ETTR Bounds and Approximation Solutions of Blind Rendezvous Policies in Cognitive Radio Networks with Random Channel States

Abstract: In this paper, we consider the multichannel rendezvous problem in cognitive radio networks (CRNs) where the probability that two users hopping on the same channel have a successful rendezvous is a function of channel states. The channel states are modeled by stochastic processes with joint distributions known to users. However, the exact state of a channel at any time is not observable. We first consider two channel models: (i) the fast time-varying channel model (where the channel states are assumed to be independent and identically distributed in each time slot), and (ii) the slow time-varying channel model (where the channel states remain unchanged over time). Among the classes of the blind rendezvous policies that randomly hop on channels according to certain channel selection probabilities, we show the optimal channel selection policy that minimizes the expected time-to-rendezvous (ETTR) is the single selection policy that hops on the ``best'' channel all the time in the fast time-varying channel model.
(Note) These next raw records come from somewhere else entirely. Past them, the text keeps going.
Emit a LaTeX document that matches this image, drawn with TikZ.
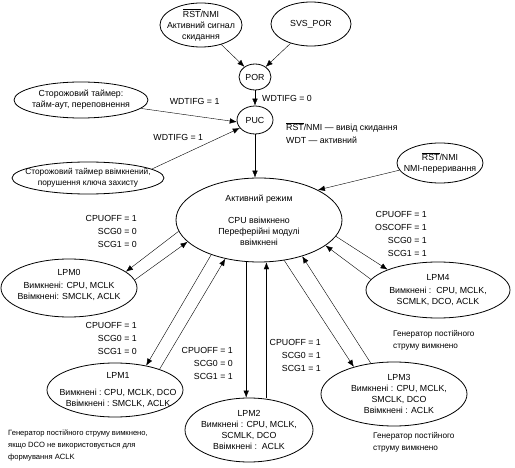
\documentclass[tikz,border=0pt]{standalone}
\usepackage{fontspec}
\setmainfont{Liberation Sans}
\usetikzlibrary{arrows.meta, shapes.geometric}

\begin{document}
\begin{tikzpicture}[x=1pt, y=-1pt, font=\fontsize{8.8}{11}\selectfont,
    st/.style = {draw, ellipse, inner sep=0pt, line width=0.8pt},
    tx/.style = {align=center, inner sep=0pt},
    arr/.style = {-{Latex[length=7pt, width=5.5pt]}, line width=0.4pt},
    lab/.style = {inner sep=0pt},
    cond/.style = {align=right, anchor=east, inner sep=0pt, font=\fontsize{8.8}{13}\selectfont},
    note/.style = {align=left, anchor=north west, inner sep=0pt, font=\fontsize{8.2}{12}\selectfont}]
    \useasboundingbox (0,0) rectangle (515,468);

    % reset sources
    \node[st, minimum width=82, minimum height=44, label={[tx]center:$\overline{\mbox{RST}}$/NMI\\Активний сигнал\\скидання}] (RST) at (201,25) {};
    \node[st, minimum width=80, minimum height=44] (SVS) at (311,24) {SVS\_POR};
    \node[st, minimum width=32, minimum height=26] (POR) at (255,77) {POR};
    \node[st, minimum width=36, minimum height=28] (PUC) at (255,120) {PUC};
    \node[st, minimum width=134, minimum height=36, label={[tx]center:Сторожовий таймер:\\тайм-аут, переповнення}] (WD1) at (81,100) {};
    \node[st, minimum width=152, minimum height=32, label={[tx, font=\fontsize{8.3}{11}\selectfont]center:Сторожовий таймер ввімкнений,\\порушення ключа захисту}] (WD2) at (88,178) {};
    \node[st, minimum width=86, minimum height=40, label={[tx]center:$\overline{\mbox{RST}}$/NMI\\NMI-переривання}] (NMI) at (440,163) {};

    % operating modes
    \node[st, minimum width=166, minimum height=84, label={[tx]center:Активний режим\\[11pt]CPU ввімкнено\\Переферійні модулі\\ввімкнені}] (ACT) at (259,220) {};
    \node[st, minimum width=136, minimum height=58, label={[tx, yshift=3pt]center:LPM0\\[2pt]Вимкнені: CPU, MCLK\\Ввімкнені: SMCLK, ACLK}] (L0) at (69,288) {};
    \node[st, minimum width=136, minimum height=54, label={[tx, xshift=3pt]center:LPM1\\[6pt]Вимкнені :\ CPU, MCLK, DCO\\Ввімкнені :\ SMCLK, ACLK}] (L1) at (115,390) {};
    \node[st, minimum width=128, minimum height=64, label={[tx]center:LPM2\\Вимкнені : CPU, MCLK,\\SCMLK, DCO\\Ввімкнені :\ \ ACLK}] (L2) at (249,430) {};
    \node[st, minimum width=146, minimum height=64, label={[tx, xshift=5pt]center:LPM3\\Вимкнені : CPU, MCLK,\\SMCLK, DCO\\Ввімкнені : ACLK}] (L3) at (394,394) {};
    \node[st, minimum width=144, minimum height=56, label={[tx]center:LPM4\\[2pt]Вимкнені :\ \ CPU, MCLK,\\SCMLK, DCO, ACLK}] (L4) at (438,290) {};

    \path[arr] (RST) edge (POR);
    \path[arr] (SVS) edge (POR);
    \path[arr] (POR) edge node[lab, right=7pt] {WDTIFG = 0} (PUC);
    \path[arr] (WD1.352) edge node[lab, pos=0.56, above=11pt] {WDTIFG = 1} (PUC.186);
    \path[arr] (WD2.8) edge node[lab, pos=0.3, above=16pt] {WDTIFG = 1} (PUC.208);
    \path[arr] (PUC) edge (PUC |- ACT.north);
    \path[arr] (NMI.190) edge (ACT.27);

    \node[note, anchor=west, font=\fontsize{8.8}{13}\selectfont] (pucnote) at (286,133) {$\overline{\mbox{RST}}$/NMI — вивід скидання\\WDT — активний};

    % mode changes
    \path[arr] (ACT.188) edge (L0.16);
    \path[arr] (L0.7) edge (ACT.197);
    \path[arr] (ACT.216) edge (L1.38);
    \path[arr] (L1.25) edge (ACT.229);
    \path[arr] (ACT.253) edge (ACT.253 |- L2.north);
    \path[arr] (L2.north -| ACT.280) edge (ACT.280);
    \path[arr] (ACT.302) edge (L3.146);
    \path[arr] (L3.127) edge (ACT.320);
    \path[arr] (ACT.348) edge (L4.158);
    \path[arr] (L4.171) edge (ACT.339);

    \node[cond] (c0) at (137,231) {CPUOFF = 1\\SCG0 = 0\\SCG1 = 0};
    \node[cond] (c1) at (137,338) {CPUOFF = 1\\SCG0 = 1\\SCG1 = 0};
    \node[cond] (c2) at (233,363) {CPUOFF = 1\\SCG0 = 0\\SCG1 = 1};
    \node[cond] (c3) at (321,355) {CPUOFF = 1\\SCG0 = 1\\SCG1 = 1};
    \node[cond] (c4) at (427,234) {CPUOFF = 1\\OSCOFF = 1\\SCG0 = 1\\SCG1 = 1};

    \node[note] (n4) at (393,330) {Генератор постійного\\струму вимкнено};
    \node[note] (n3) at (373,432) {Генератор постійного\\струму вимкнено};
    \node[note, font=\fontsize{7.6}{12}\selectfont] (n1) at (8,430) {Генератор постійного струму вимкнено,\\якщо DCO не використовується для\\формування ACLK};
\end{tikzpicture}
\end{document}
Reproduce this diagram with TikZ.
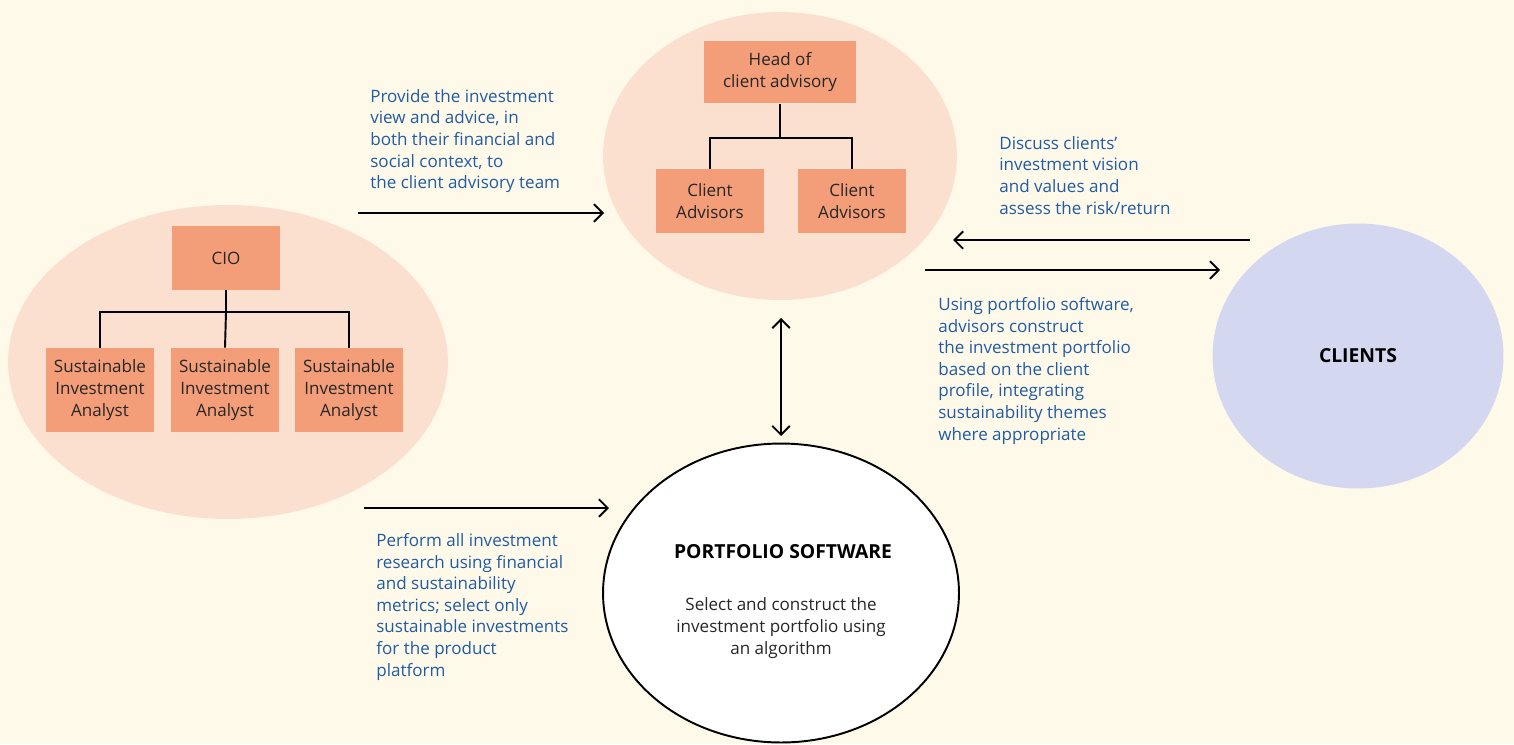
\documentclass[tikz,border=0pt]{standalone}
\usepackage{fontspec}
\setmainfont{Open Sans}
\usetikzlibrary{arrows.meta,shapes.geometric}
\definecolor{cream}{RGB}{254,249,232}
\definecolor{peach}{RGB}{251,224,208}
\definecolor{salmon}{RGB}{243,158,121}
\definecolor{lilac}{RGB}{211,216,240}
\definecolor{inkblue}{RGB}{32,92,164}
\begin{document}
\begin{tikzpicture}[x=0.02cm,y=-0.02cm,
    every node/.style={font=\fontsize{9.7}{12.3}\selectfont},
    blob/.style={ellipse,inner sep=0pt},
    role/.style={fill=salmon,inner sep=0pt,minimum width=2.16cm,minimum height=1.68cm,align=center,text=black!85},
    note/.style={anchor=north west,inner sep=0pt,align=left,text=inkblue},
    link/.style={line width=1.1pt},
    flow/.style={line width=1.1pt,-{Straight Barb[length=5pt,width=10pt]}}]
  \useasboundingbox (0,0) rectangle (1514,744);
  \fill[cream] (0,0) rectangle (1514,744);
  % groups
  \draw
    (228,362) node[blob,fill=peach,minimum width=8.8cm,minimum height=6.28cm] (research){}
    (780,156) node[blob,fill=peach,minimum width=7.08cm,minimum height=5.76cm] (advisory){}
    (1358,356) node[blob,fill=lilac,minimum width=5.82cm,minimum height=5.3cm] (clients){}
    (781,593) node[blob,draw,line width=1.1pt,fill=white,minimum width=7.12cm,minimum height=5.98cm] (software){};
  % research team
  \draw
    (226,258) node[role,minimum height=1.28cm] (cio){CIO}
    (100,390) node[role] (sia1){Sustainable\\Investment\\Analyst}
    (225,390) node[role] (sia2){Sustainable\\Investment\\Analyst}
    (349,390) node[role] (sia3){Sustainable\\Investment\\Analyst};
  \begin{scope}[link]
    \draw (cio.south) -- (cio.south |- 0,312) -| (sia1.north);
    \draw (cio.south |- 0,312) -- (sia2.north);
    \draw (cio.south |- 0,312) -| (sia3.north);
  \end{scope}
  % client advisory team
  \draw
    (780,72) node[role,minimum width=3.04cm,minimum height=1.26cm] (head){Head of\\client advisory}
    (710,201) node[role,minimum height=1.28cm] (ca1){Client\\Advisors}
    (852,201) node[role,minimum height=1.28cm] (ca2){Client\\Advisors};
  \begin{scope}[link]
    \draw (head.south) -- (head.south |- 0,138) -| (ca1.north);
    \draw (head.south |- 0,138) -| (ca2.north);
  \end{scope}
  % labels
  \node[font=\fontsize{11}{13}\selectfont\bfseries] (clientstxt) at (clients) {CLIENTS};
  \node[font=\fontsize{11}{13}\selectfont\bfseries] (pstitle) at (783,552) {PORTFOLIO SOFTWARE};
  \node[align=center,text=black!85] (pstext) at (781,628) {Select and construct the\\investment portfolio using\\an algorithm};
  \node[note] (n1) at (370,89) {Provide the investment\\view and advice, in\\both their financial and\\social context, to\\the client advisory team};
  \node[note] (n2) at (999,136) {Discuss clients’\\investment vision\\and values and\\assess the risk/return};
  \node[note] (n3) at (938,297) {Using portfolio software,\\advisors construct\\the investment portfolio\\based on the client\\profile, integrating\\sustainability themes\\where appropriate};
  \node[note] (n4) at (376,533) {Perform all investment\\research using financial\\and sustainability\\metrics; select only\\sustainable investments\\for the product\\platform};
  % arrows
  \coordinate (a1) at (358,213);
  \coordinate (b1) at (604,213);
  \coordinate (a2) at (364,508);
  \coordinate (b2) at (609,508);
  \coordinate (a3) at (1250,240);
  \coordinate (b3) at (953,240);
  \coordinate (a4) at (925,270);
  \coordinate (b4) at (1220,270);
  \coordinate (a5) at (781,318);
  \coordinate (b5) at (781,436);
  \begin{scope}[flow]
    \draw (a1) -- (b1);
    \draw (a2) -- (b2);
    \draw (a3) -- (b3);
    \draw (a4) -- (b4);
    \draw[{Straight Barb[length=5pt,width=10pt]}-{Straight Barb[length=5pt,width=10pt]}] (a5) -- (b5);
  \end{scope}
\end{tikzpicture}
\end{document}
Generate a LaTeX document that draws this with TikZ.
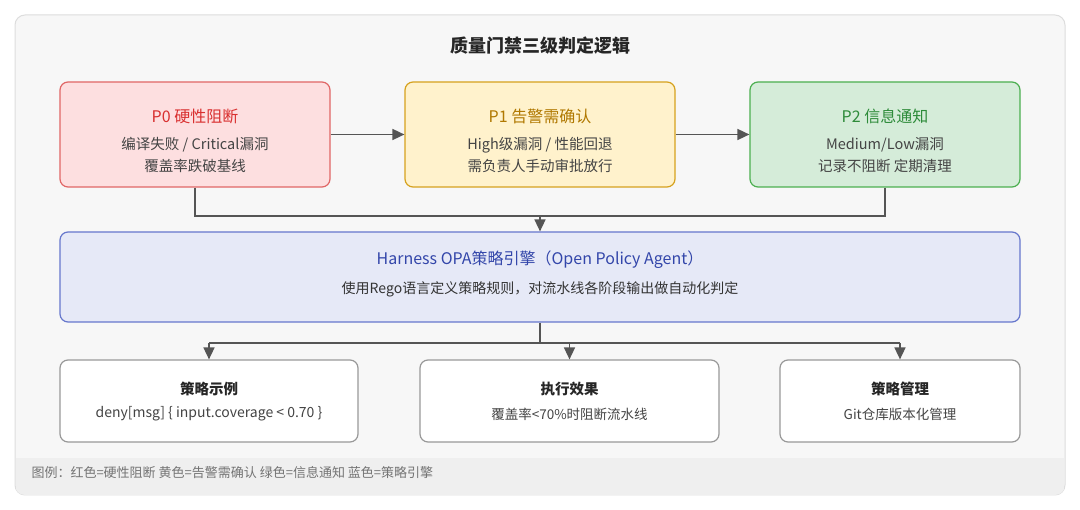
\documentclass[tikz,border=0pt]{standalone}
\usepackage{fontspec}
\setmainfont{Noto Sans CJK SC}
\usetikzlibrary{arrows.meta}
\definecolor{frame}{HTML}{DDDDDD}
\definecolor{bgc}{HTML}{F7F7F7}
\definecolor{legbg}{HTML}{EFEFEF}
\definecolor{rfill}{HTML}{FDDFE0}\definecolor{rdraw}{HTML}{E06666}\definecolor{rtext}{HTML}{D93030}
\definecolor{yfill}{HTML}{FFF2CC}\definecolor{ydraw}{HTML}{D6A21E}\definecolor{ytext}{HTML}{B07800}
\definecolor{gfill}{HTML}{D5ECD9}\definecolor{gdraw}{HTML}{4CAF50}\definecolor{gtext}{HTML}{2E8B3A}
\definecolor{bfill}{HTML}{E6E9F7}\definecolor{bdraw}{HTML}{6677CC}\definecolor{btext}{HTML}{3346AA}
\definecolor{line}{HTML}{555555}
\definecolor{txt}{HTML}{444444}
\begin{document}
\begin{tikzpicture}[x=1pt,y=-1pt,
  box/.style={rounded corners=8pt,line width=1.2pt},
  conn/.style={draw=line,line width=1.6pt,-{Triangle[length=12pt,width=11pt]}},
  plain/.style={draw=line,line width=1.6pt},
  ttl/.style={font=\fontsize{16}{18}\selectfont},
  sub/.style={font=\fontsize{14.5}{22}\selectfont,text=txt,align=center}]
\useasboundingbox (0,0) rectangle (1080,510);
\fill[white] (0,0) rectangle (1080,510);
\draw[frame,fill=bgc,rounded corners=10pt,line width=1pt] (15,15) rectangle (1065,495);
\begin{scope}
\clip[rounded corners=10pt] (15,15) rectangle (1065,495);
\fill[legbg] (16,458) rectangle (1064,495);
\end{scope}
\node[font=\fontsize{18}{20}\selectfont\bfseries,text=black!85] (title) at (540,46) {质量门禁三级判定逻辑};
\node[box,draw=rdraw,fill=rfill,minimum width=270pt,minimum height=105pt] (p0) at (195,134.5) {};
\node[box,draw=ydraw,fill=yfill,minimum width=270pt,minimum height=105pt] (p1) at (540,134.5) {};
\node[box,draw=gdraw,fill=gfill,minimum width=270pt,minimum height=105pt] (p2) at (885,134.5) {};
\node[ttl,text=rtext] at (195,116) {P0 硬性阻断};
\node[sub] at (195,155) {编译失败 / Critical漏洞\\覆盖率跌破基线};
\node[ttl,text=ytext] at (540,116) {P1 告警需确认};
\node[sub] at (540,155) {High级漏洞 / 性能回退\\需负责人手动审批放行};
\node[ttl,text=gtext] at (885,116) {P2 信息通知};
\node[sub] at (885,155) {Medium/Low漏洞\\记录不阻断 定期清理};
\draw[conn] (p0.east) -- (p1.west);
\draw[conn] (p1.east) -- (p2.west);
\node[box,draw=bdraw,fill=bfill,minimum width=960pt,minimum height=90pt] (opa) at (540,277) {};
\node[ttl,text=btext] at (540,260) {Harness OPA策略引擎（Open Policy Agent）};
\node[font=\fontsize{14}{16}\selectfont,text=black!80] at (540,289) {使用Rego语言定义策略规则，对流水线各阶段输出做自动化判定};
\coordinate (m) at (540,216);
\draw[plain] (p0.south) |- (m);
\draw[plain] (p2.south) |- (m);
\draw[conn] (m) -- (opa.north);
\node[box,draw=black!40,fill=white,minimum width=298pt,minimum height=82pt] (b1) at (209,401) {};
\node[box,draw=black!40,fill=white,minimum width=299pt,minimum height=82pt] (b2) at (569.5,401) {};
\node[box,draw=black!40,fill=white,minimum width=240pt,minimum height=82pt] (b3) at (900,401) {};
\coordinate (s) at (540,343);
\coordinate (sl) at (209,343);
\coordinate (sm) at (569.5,343);
\coordinate (sr) at (900,343);
\draw[plain] (opa.south) -- (s);
\draw[plain] (sl) -- (sr);
\draw[conn] (sl) -- (b1.north);
\draw[conn] (sm) -- (b2.north);
\draw[conn] (sr) -- (b3.north);
\node[font=\fontsize{14.5}{16}\selectfont\bfseries,text=black!85] at (209,389) {策略示例};
\node[font=\fontsize{14}{16}\selectfont,text=txt] at (209,414) {deny[msg] \{ input.coverage < 0.70 \}};
\node[font=\fontsize{14.5}{16}\selectfont\bfseries,text=black!85] at (569.5,389) {执行效果};
\node[font=\fontsize{13.5}{16}\selectfont,text=txt] at (569.5,414) {覆盖率<70\%时阻断流水线};
\node[font=\fontsize{14.5}{16}\selectfont\bfseries,text=black!85] at (900,389) {策略管理};
\node[font=\fontsize{13.5}{16}\selectfont,text=txt] at (900,414) {Git仓库版本化管理};
\node[anchor=west,font=\fontsize{13}{15}\selectfont,text=black!55] (leg) at (28,473) {图例：红色=硬性阻断 黄色=告警需确认 绿色=信息通知 蓝色=策略引擎};
\end{tikzpicture}
\end{document}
However, for the slow time-varying channel model, it is much more difficult to find the optimal channel selection policy. By using the majorization ordering, we derive a lower bound and an upper bound for the ETTR under the assumption that the channel states are exchangeable random variables. Bases on these bounds, we then prove various approximation solutions. We then extend our results to general channel models where the joint distribution of the channel states is only assumed to be stationary in time.